Reference the official Celery Worker Memory Management guidelines for configuring worker_max_tasks_per_child and worker_max_memory_per_child to enforce graceful restarts before OOM triggers. Additionally, validate streaming implementations against Python’s hashlib documentation to ensure FIPS 180-4 compliance and deterministic digest generation.
Compliance Alignment & Validation
Cryptographic verification in eDiscovery must satisfy FRCP 34(b)(2)(E) production standards and NIST SP 800-88 media sanitization guidelines.

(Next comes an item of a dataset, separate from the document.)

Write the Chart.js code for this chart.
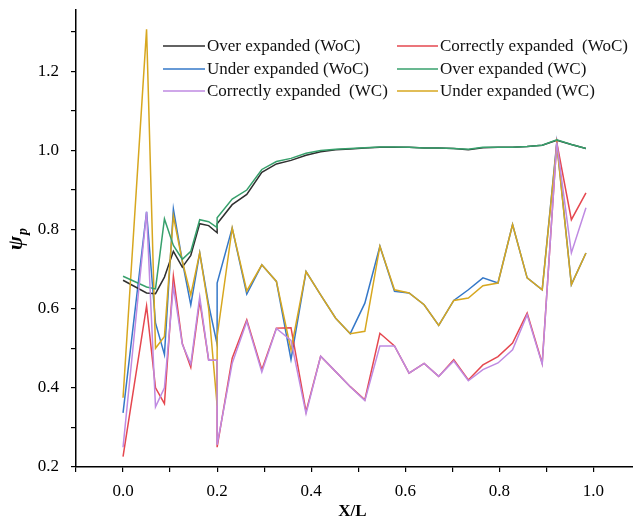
<!DOCTYPE html>
<html>
<head>
<meta charset="utf-8">
<script src="https://cdn.jsdelivr.net/npm/chart.js@4.4.1/dist/chart.umd.min.js"></script>
<style>
    body { margin: 0; background: #fff; }
</style>
</head>
<body>
<canvas id="psiChart" width="633" height="520"></canvas>
<script>
// X/L positions (0.2 appears twice, the curves jump there)
const xL = [0, 0.05, 0.069, 0.088, 0.107, 0.126, 0.144, 0.163, 0.182, 0.2, 0.2,
    0.232, 0.263, 0.295, 0.326, 0.357, 0.389, 0.42, 0.452, 0.483, 0.514, 0.546, 0.577,
    0.608, 0.64, 0.671, 0.703, 0.734, 0.765, 0.797, 0.828, 0.859, 0.891, 0.922, 0.953, 0.984];

const overWoC = [0.672, 0.64, 0.638, 0.68, 0.745, 0.705, 0.735, 0.815, 0.81, 0.792, 0.815,
    0.863, 0.889, 0.945, 0.966, 0.975, 0.988, 0.997, 1.002, 1.004, 1.006, 1.008, 1.008,
    1.008, 1.006, 1.006, 1.005, 1.002, 1.007, 1.008, 1.008, 1.01, 1.013, 1.026, 1.015, 1.005];
const correctWoC = [0.226, 0.607, 0.40, 0.36, 0.682, 0.512, 0.452, 0.62, 0.47, 0.47, 0.25,
    0.475, 0.572, 0.446, 0.551, 0.552, 0.34, 0.48, 0.441, 0.403, 0.37, 0.538, 0.506,
    0.437, 0.462, 0.429, 0.471, 0.42, 0.458, 0.479, 0.513, 0.589, 0.462, 1.02, 0.825, 0.893];
const underWoC = [0.337, 0.845, 0.564, 0.484, 0.852, 0.72, 0.61, 0.741, 0.61, 0.51, 0.665,
    0.804, 0.637, 0.711, 0.669, 0.472, 0.694, 0.635, 0.576, 0.537, 0.614, 0.758, 0.644,
    0.64, 0.61, 0.558, 0.621, 0.648, 0.678, 0.665, 0.813, 0.678, 0.648, 1.02, 0.661, 0.741];
const overWC = [0.682, 0.655, 0.65, 0.827, 0.76, 0.725, 0.745, 0.825, 0.82, 0.805, 0.83,
    0.877, 0.90, 0.952, 0.972, 0.98, 0.993, 1.0, 1.003, 1.005, 1.007, 1.009, 1.009,
    1.008, 1.006, 1.006, 1.005, 1.003, 1.008, 1.008, 1.008, 1.01, 1.013, 1.027, 1.015, 1.005];
const correctWC = [0.25, 0.845, 0.352, 0.40, 0.656, 0.51, 0.46, 0.63, 0.47, 0.47, 0.256,
    0.462, 0.568, 0.44, 0.55, 0.52, 0.335, 0.48, 0.441, 0.403, 0.368, 0.506, 0.506,
    0.437, 0.462, 0.429, 0.468, 0.418, 0.446, 0.463, 0.496, 0.585, 0.46, 1.02, 0.741, 0.855];
const underWC = [0.375, 1.306, 0.50, 0.53, 0.834, 0.72, 0.635, 0.741, 0.60, 0.355, 0.53,
    0.804, 0.645, 0.711, 0.669, 0.496, 0.694, 0.635, 0.576, 0.537, 0.543, 0.758, 0.648,
    0.64, 0.61, 0.558, 0.621, 0.627, 0.658, 0.665, 0.813, 0.678, 0.648, 1.015, 0.661, 0.741];

const seriesNames = ['Over expanded (WoC)', 'Correctly expanded  (WoC)', 'Under expanded (WoC)',
    'Over expanded (WC)', 'Correctly expanded  (WC)', 'Under expanded (WC)'];
const xTickValues = [-0.1, 0, 0.1, 0.2, 0.3, 0.4, 0.5, 0.6, 0.7, 0.8, 0.9, 1.0];
const yTickValues = [0.2, 0.3, 0.4, 0.5, 0.6, 0.7, 0.8, 0.9, 1.0, 1.1, 1.2, 1.3];

const serif = "'Liberation Serif', 'Times New Roman', serif";
const colors = ['#2f2f2f', '#e5474f', '#3578c8', '#37a06c', '#bf8ae2', '#d7a71f'];
const allSeries = [overWoC, correctWoC, underWoC, overWC, correctWC, underWC];
// WC curves sit on top of the WoC ones
const drawOrder = [4, 3, 5, 1, 0, 2];

function toPoints(values) {
    return values.map((v, i) => ({ x: xL[i], y: v }));
}

function evenLabel(value) {
    let tenth = Math.round(value * 10);
    if (tenth < 0 || tenth % 2 !== 0) {
        return '';
    }
    return (tenth / 10).toFixed(1);
}

function noOverflow(scale) {
    scale.paddingTop = 0;
    scale.paddingBottom = 0;
    scale.paddingLeft = 0;
    scale.paddingRight = 0;
}

const decorPlugin = {
    id: 'decor',
    afterDraw(chart) {
        const ctx = chart.ctx;
        const area = chart.chartArea;
        ctx.save();

        // legend, two columns
        const lineX = [163, 397];
        const textX = [207, 440];
        const rowY = [46, 69, 91];
        ctx.font = '17px ' + serif;
        ctx.textBaseline = 'middle';
        ctx.textAlign = 'left';
        chart.data.datasets.forEach((ds, i) => {
            let col = i % 2;
            let row = Math.floor(i / 2);
            ctx.strokeStyle = ds.borderColor;
            ctx.lineWidth = 1.5;
            ctx.beginPath();
            ctx.moveTo(lineX[col], rowY[row]);
            ctx.lineTo(textX[col] - 2, rowY[row]);
            ctx.stroke();
            ctx.fillStyle = '#111';
            ctx.fillText(ds.label, textX[col], rowY[row] + 1);
        });

        // x title
        ctx.font = 'bold 17px ' + serif;
        ctx.textAlign = 'center';
        ctx.fillStyle = '#000';
        ctx.fillText('X/L', (area.left + area.right) / 2 - 2, 512);

        // y title: psi with subscript p
        ctx.translate(17, 250);
        ctx.rotate(-Math.PI / 2);
        ctx.textAlign = 'left';
        ctx.font = 'italic bold 21px ' + serif;
        ctx.fillText('ψ', 0, 0);
        let w = ctx.measureText('ψ').width;
        ctx.font = 'italic bold 14px ' + serif;
        ctx.fillText('p', w + 1, 6);
        ctx.restore();
    }
};

function chartsetup() {
    return new Chart(document.getElementById('psiChart'), {
        type: 'scatter',
        data: {
            datasets: allSeries.map((values, i) => ({
                label: seriesNames[i],
                data: toPoints(values),
                showLine: true,
                borderColor: colors[i],
                backgroundColor: colors[i],
                borderWidth: 1.5,
                pointRadius: 0,
                tension: 0,
                order: drawOrder[i]
            }))
        },
        options: {
            responsive: false,
            animation: false,
            devicePixelRatio: 1,
            layout: { padding: { top: 10, right: 0, left: 0, bottom: 0 } },
            plugins: {
                legend: { display: false },
                tooltip: { enabled: false }
            },
            scales: {
                x: {
                    type: 'linear',
                    min: -0.1,
                    max: 1.084,
                    afterBuildTicks: function (scale) {
                        scale.ticks = xTickValues.map(v => ({ value: v }));
                    },
                    afterFit: function (scale) {
                        scale.height = 53;
                        noOverflow(scale);
                    },
                    ticks: {
                        autoSkip: false,
                        maxRotation: 0,
                        padding: 9,
                        color: '#000',
                        font: { family: serif, size: 17 },
                        callback: evenLabel
                    },
                    grid: {
                        drawOnChartArea: false,
                        drawTicks: true,
                        tickLength: 5,
                        color: '#000',
                        lineWidth: 1.2
                    },
                    border: { display: true, color: '#000', width: 1.5 }
                },
                y: {
                    type: 'linear',
                    min: 0.2,
                    max: 1.355,
                    afterBuildTicks: function (scale) {
                        scale.ticks = yTickValues.map(v => ({ value: v }));
                    },
                    afterFit: function (scale) {
                        scale.width = 76;
                        noOverflow(scale);
                    },
                    ticks: {
                        autoSkip: false,
                        padding: 12,
                        color: '#000',
                        font: { family: serif, size: 17 },
                        callback: evenLabel
                    },
                    grid: {
                        drawOnChartArea: false,
                        drawTicks: true,
                        tickLength: 5,
                        color: '#000',
                        lineWidth: 1.2
                    },
                    border: { display: true, color: '#000', width: 1.5 }
                }
            }
        },
        plugins: [decorPlugin]
    });
}

chartsetup();
</script>
</body>
</html>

The remediated architecture ensures:
- Deterministic Hashing: Streaming
hashlib.sha256()guarantees identical digests regardless of processing environment or chunk boundaries. - Chain-of-Custody Continuity: Partial task states are explicitly rejected and re-queued, preventing orphaned or unverified files from entering the production set.
- Auditability: Every retry, mismatch, and memory-bound restart is logged with cryptographic hashes and timestamps, enabling defensible validation during privilege review or opposing counsel discovery disputes.
Deploy this configuration with strict schema validation for manifest ingestion, and route worker exceptions through a centralized, categorized error-logging pipeline to maintain operational visibility across distributed processing nodes.